■ **Aim of the exercise**:
Repeat the data below exactly, dropping any pictures it holds.

[Start]

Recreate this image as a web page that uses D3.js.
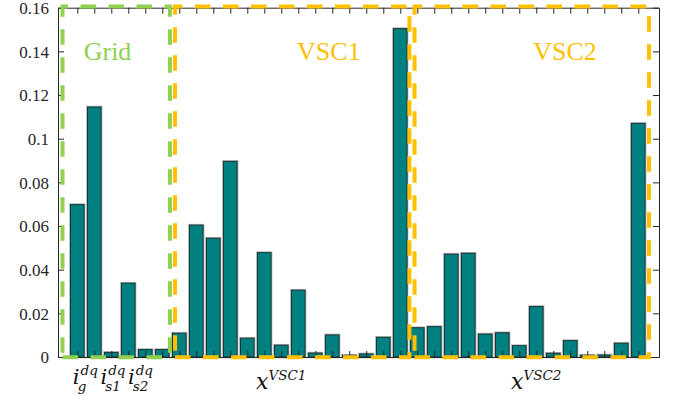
<!DOCTYPE html>
<html>
<head>
<meta charset="utf-8">
<script src="https://cdn.jsdelivr.net/npm/d3@7"></script>
<style>
  body { margin: 0; background: #fff; }
  svg { display: block; }
</style>
</head>
<body>
<div id="chart"></div>
<script>
// bar heights, one per state variable (1..34)
const barValues = [
  0.0698, 0.1145, 0.0021, 0.0338, 0.0034, 0.0034,
  0.0109, 0.0604, 0.0544, 0.0896, 0.0086, 0.0478, 0.0054, 0.0306,
  0.0018, 0.0101, 0.0008, 0.0014, 0.0090, 0.1504,
  0.0134, 0.0139, 0.0471, 0.0475, 0.0105, 0.0111, 0.0052, 0.0231,
  0.0017, 0.0075, 0.0008, 0.0009, 0.0063, 0.1070
];

const yTickValues = [0, 0.02, 0.04, 0.06, 0.08, 0.1, 0.12, 0.14, 0.16];
const yTickLabels = ["0", "0.02", "0.04", "0.06", "0.08", "0.1", "0.12", "0.14", "0.16"];

// dashed group boxes (x in bar-index units)
const groupNames = ["Grid", "VSC1", "VSC2"];
const groupColors = ["#92D050", "#FFC000", "#FFC000"];
const groupStart = [0.13, 6.75, 20.84];
const groupEnd = [6.45, 20.54, 34.63];
const groupTop = 0.1605;
const groupTitleX = [2.78, 15.8, 29.69];
const groupTitleY = 0.1362;

// x axis math labels
const labelBase = ["i", "i", "i", "x", "x"];
const labelSup = ["dq", "dq", "dq", "VSC1", "VSC2"];
const labelSub = ["g", "s1", "s2", "", ""];
const labelPos = [0.74, 2.36, 3.98, 11.52, 26.52];

const width = 680, height = 396;

const x = d3.scaleLinear().domain([-0.135, 35.22]).range([58, 659]);
const y = d3.scaleLinear().domain([0, 0.16]).range([357, 7.7]);

const svg = d3.select("#chart").append("svg")
  .attr("width", width)
  .attr("height", height);

const barW = 0.8;
const idx = d3.range(1, barValues.length + 1);

// **bars: light halo + teal fill with dark edge**
svg.append("g").selectAll("rect")
  .data(barValues)
  .join("rect")
  .attr("x", (d, i) => x(i + 1 - barW / 2))
  .attr("y", d => y(d))
  .attr("width", x(barW) - x(0))
  .attr("height", d => y(0) - y(d))
  .attr("fill", "none")
  .attr("stroke", "#b4b4b4")
  .attr("stroke-width", 2.6);

svg.append("g").selectAll("rect")
  .data(barValues)
  .join("rect")
  .attr("x", (d, i) => x(i + 1 - barW / 2))
  .attr("y", d => y(d))
  .attr("width", x(barW) - x(0))
  .attr("height", d => y(0) - y(d))
  .attr("fill", "#008080")
  .attr("stroke", "#173636")
  .attr("stroke-width", 1);

// **axes box with inward ticks**
const axisColor = "#262626";

const gLeft = svg.append("g")
  .attr("transform", `translate(${x.range()[0]},0)`)
  .call(d3.axisLeft(y).tickValues(yTickValues)
    .tickFormat((d, i) => yTickLabels[i])
    .tickSize(-6).tickSizeOuter(0).tickPadding(9));

const gRight = svg.append("g")
  .attr("transform", `translate(${x.range()[1]},0)`)
  .call(d3.axisRight(y).tickValues(yTickValues).tickFormat("")
    .tickSize(-6).tickSizeOuter(0));

const gBottom = svg.append("g")
  .attr("transform", `translate(0,${y(0)})`)
  .call(d3.axisBottom(x).tickValues(idx).tickFormat("")
    .tickSize(-6).tickSizeOuter(0));

const gTop = svg.append("g")
  .attr("transform", `translate(0,${y.range()[1]})`)
  .call(d3.axisTop(x).tickValues(idx).tickFormat("")
    .tickSize(-6).tickSizeOuter(0));

[gLeft, gRight, gBottom, gTop].forEach(g => {
  g.select(".domain").attr("stroke", axisColor).attr("stroke-width", 1);
  g.selectAll(".tick line").attr("stroke", axisColor).attr("stroke-width", 1);
});

gLeft.selectAll(".tick text")
  .attr("font-family", "'Liberation Serif', 'Times New Roman', serif")
  .attr("font-size", "17px")
  .attr("dy", "0.34em")
  .attr("fill", axisColor);

// **dashed group boxes, path starts bottom-left and runs along the bottom**
groupNames.forEach((name, i) => {
  const p = d3.path();
  p.moveTo(x(groupStart[i]), y(-0.0001));
  p.lineTo(x(groupEnd[i]), y(-0.0001));
  p.lineTo(x(groupEnd[i]), y(groupTop));
  p.lineTo(x(groupStart[i]), y(groupTop));
  p.closePath();
  svg.append("path")
    .attr("d", p.toString())
    .attr("fill", "none")
    .attr("stroke", groupColors[i])
    .attr("stroke-width", 4)
    .attr("stroke-dasharray", "15.5 12.5");

  svg.append("text")
    .attr("x", x(groupTitleX[i]))
    .attr("y", y(groupTitleY))
    .attr("text-anchor", "middle")
    .attr("font-family", "'Liberation Serif', 'Times New Roman', serif")
    .attr("font-size", "26px")
    .attr("fill", groupColors[i])
    .text(name);
});

// **math style x labels: one text each, base + sup + sub as tspans**
labelBase.forEach((b, i) => {
  const isI = b === "i";
  const x0 = x(labelPos[i]);
  const base = isI ? 384 : 388.5;
  const t = svg.append("text")
    .attr("x", x0).attr("y", base)
    .attr("font-family", "'DejaVu Serif', serif")
    .attr("font-style", "italic")
    .attr("fill", "#111");

  const main = t.append("tspan")
    .attr("font-size", isI ? "21px" : "22px")
    .text(b);
  const w = main.node().getComputedTextLength();

  t.append("tspan")
    .attr("x", x0 + w + (isI ? 1 : 0))
    .attr("y", base - 9)
    .attr("font-size", "13.5px")
    .text(labelSup[i]);

  if (labelSub[i]) {
    t.append("tspan")
      .attr("x", x0 + w - 1.8)
      .attr("y", base + 6.5)
      .attr("font-size", "13.5px")
      .text(labelSub[i]);
  }
});
</script>
</body>
</html>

[End]

■ **Worked solution**:
Recreate this image as a web page that uses D3.js.
<!DOCTYPE html>
<html>
<head>
<meta charset="utf-8">
<script src="https://cdn.jsdelivr.net/npm/d3@7"></script>
<style>
  body { margin: 0; background: #fff; }
  svg { display: block; }
</style>
</head>
<body>
<div id="chart"></div>
<script>
// bar heights, one per state variable (1..34)
const barValues = [
  0.0698, 0.1145, 0.0021, 0.0338, 0.0034, 0.0034,
  0.0109, 0.0604, 0.0544, 0.0896, 0.0086, 0.0478, 0.0054, 0.0306,
  0.0018, 0.0101, 0.0008, 0.0014, 0.0090, 0.1504,
  0.0134, 0.0139, 0.0471, 0.0475, 0.0105, 0.0111, 0.0052, 0.0231,
  0.0017, 0.0075, 0.0008, 0.0009, 0.0063, 0.1070
];

const yTickValues = [0, 0.02, 0.04, 0.06, 0.08, 0.1, 0.12, 0.14, 0.16];
const yTickLabels = ["0", "0.02", "0.04", "0.06", "0.08", "0.1", "0.12", "0.14", "0.16"];

// dashed group boxes (x in bar-index units)
const groupNames = ["Grid", "VSC1", "VSC2"];
const groupColors = ["#92D050", "#FFC000", "#FFC000"];
const groupStart = [0.13, 6.75, 20.84];
const groupEnd = [6.45, 20.54, 34.63];
const groupTop = 0.1605;
const groupTitleX = [2.78, 15.8, 29.69];
const groupTitleY = 0.1362;

// x axis math labels
const labelBase = ["i", "i", "i", "x", "x"];
const labelSup = ["dq", "dq", "dq", "VSC1", "VSC2"];
const labelSub = ["g", "s1", "s2", "", ""];
const labelPos = [0.74, 2.36, 3.98, 11.52, 26.52];

const width = 680, height = 396;

const x = d3.scaleLinear().domain([-0.135, 35.22]).range([58, 659]);
const y = d3.scaleLinear().domain([0, 0.16]).range([357, 7.7]);

const svg = d3.select("#chart").append("svg")
  .attr("width", width)
  .attr("height", height);

const barW = 0.8;
const idx = d3.range(1, barValues.length + 1);

// **bars: light halo + teal fill with dark edge**
svg.append("g").selectAll("rect")
  .data(barValues)
  .join("rect")
  .attr("x", (d, i) => x(i + 1 - barW / 2))
  .attr("y", d => y(d))
  .attr("width", x(barW) - x(0))
  .attr("height", d => y(0) - y(d))
  .attr("fill", "none")
  .attr("stroke", "#b4b4b4")
  .attr("stroke-width", 2.6);

svg.append("g").selectAll("rect")
  .data(barValues)
  .join("rect")
  .attr("x", (d, i) => x(i + 1 - barW / 2))
  .attr("y", d => y(d))
  .attr("width", x(barW) - x(0))
  .attr("height", d => y(0) - y(d))
  .attr("fill", "#008080")
  .attr("stroke", "#173636")
  .attr("stroke-width", 1);

// **axes box with inward ticks**
const axisColor = "#262626";

const gLeft = svg.append("g")
  .attr("transform", `translate(${x.range()[0]},0)`)
  .call(d3.axisLeft(y).tickValues(yTickValues)
    .tickFormat((d, i) => yTickLabels[i])
    .tickSize(-6).tickSizeOuter(0).tickPadding(9));

const gRight = svg.append("g")
  .attr("transform", `translate(${x.range()[1]},0)`)
  .call(d3.axisRight(y).tickValues(yTickValues).tickFormat("")
    .tickSize(-6).tickSizeOuter(0));

const gBottom = svg.append("g")
  .attr("transform", `translate(0,${y(0)})`)
  .call(d3.axisBottom(x).tickValues(idx).tickFormat("")
    .tickSize(-6).tickSizeOuter(0));

const gTop = svg.append("g")
  .attr("transform", `translate(0,${y.range()[1]})`)
  .call(d3.axisTop(x).tickValues(idx).tickFormat("")
    .tickSize(-6).tickSizeOuter(0));

[gLeft, gRight, gBottom, gTop].forEach(g => {
  g.select(".domain").attr("stroke", axisColor).attr("stroke-width", 1);
  g.selectAll(".tick line").attr("stroke", axisColor).attr("stroke-width", 1);
});

gLeft.selectAll(".tick text")
  .attr("font-family", "'Liberation Serif', 'Times New Roman', serif")
  .attr("font-size", "17px")
  .attr("dy", "0.34em")
  .attr("fill", axisColor);

// **dashed group boxes, path starts bottom-left and runs along the bottom**
groupNames.forEach((name, i) => {
  const p = d3.path();
  p.moveTo(x(groupStart[i]), y(-0.0001));
  p.lineTo(x(groupEnd[i]), y(-0.0001));
  p.lineTo(x(groupEnd[i]), y(groupTop));
  p.lineTo(x(groupStart[i]), y(groupTop));
  p.closePath();
  svg.append("path")
    .attr("d", p.toString())
    .attr("fill", "none")
    .attr("stroke", groupColors[i])
    .attr("stroke-width", 4)
    .attr("stroke-dasharray", "15.5 12.5");

  svg.append("text")
    .attr("x", x(groupTitleX[i]))
    .attr("y", y(groupTitleY))
    .attr("text-anchor", "middle")
    .attr("font-family", "'Liberation Serif', 'Times New Roman', serif")
    .attr("font-size", "26px")
    .attr("fill", groupColors[i])
    .text(name);
});

// **math style x labels: one text each, base + sup + sub as tspans**
labelBase.forEach((b, i) => {
  const isI = b === "i";
  const x0 = x(labelPos[i]);
  const base = isI ? 384 : 388.5;
  const t = svg.append("text")
    .attr("x", x0).attr("y", base)
    .attr("font-family", "'DejaVu Serif', serif")
    .attr("font-style", "italic")
    .attr("fill", "#111");

  const main = t.append("tspan")
    .attr("font-size", isI ? "21px" : "22px")
    .text(b);
  const w = main.node().getComputedTextLength();

  t.append("tspan")
    .attr("x", x0 + w + (isI ? 1 : 0))
    .attr("y", base - 9)
    .attr("font-size", "13.5px")
    .text(labelSup[i]);

  if (labelSub[i]) {
    t.append("tspan")
      .attr("x", x0 + w - 1.8)
      .attr("y", base + 6.5)
      .attr("font-size", "13.5px")
      .text(labelSub[i]);
  }
});
</script>
</body>
</html>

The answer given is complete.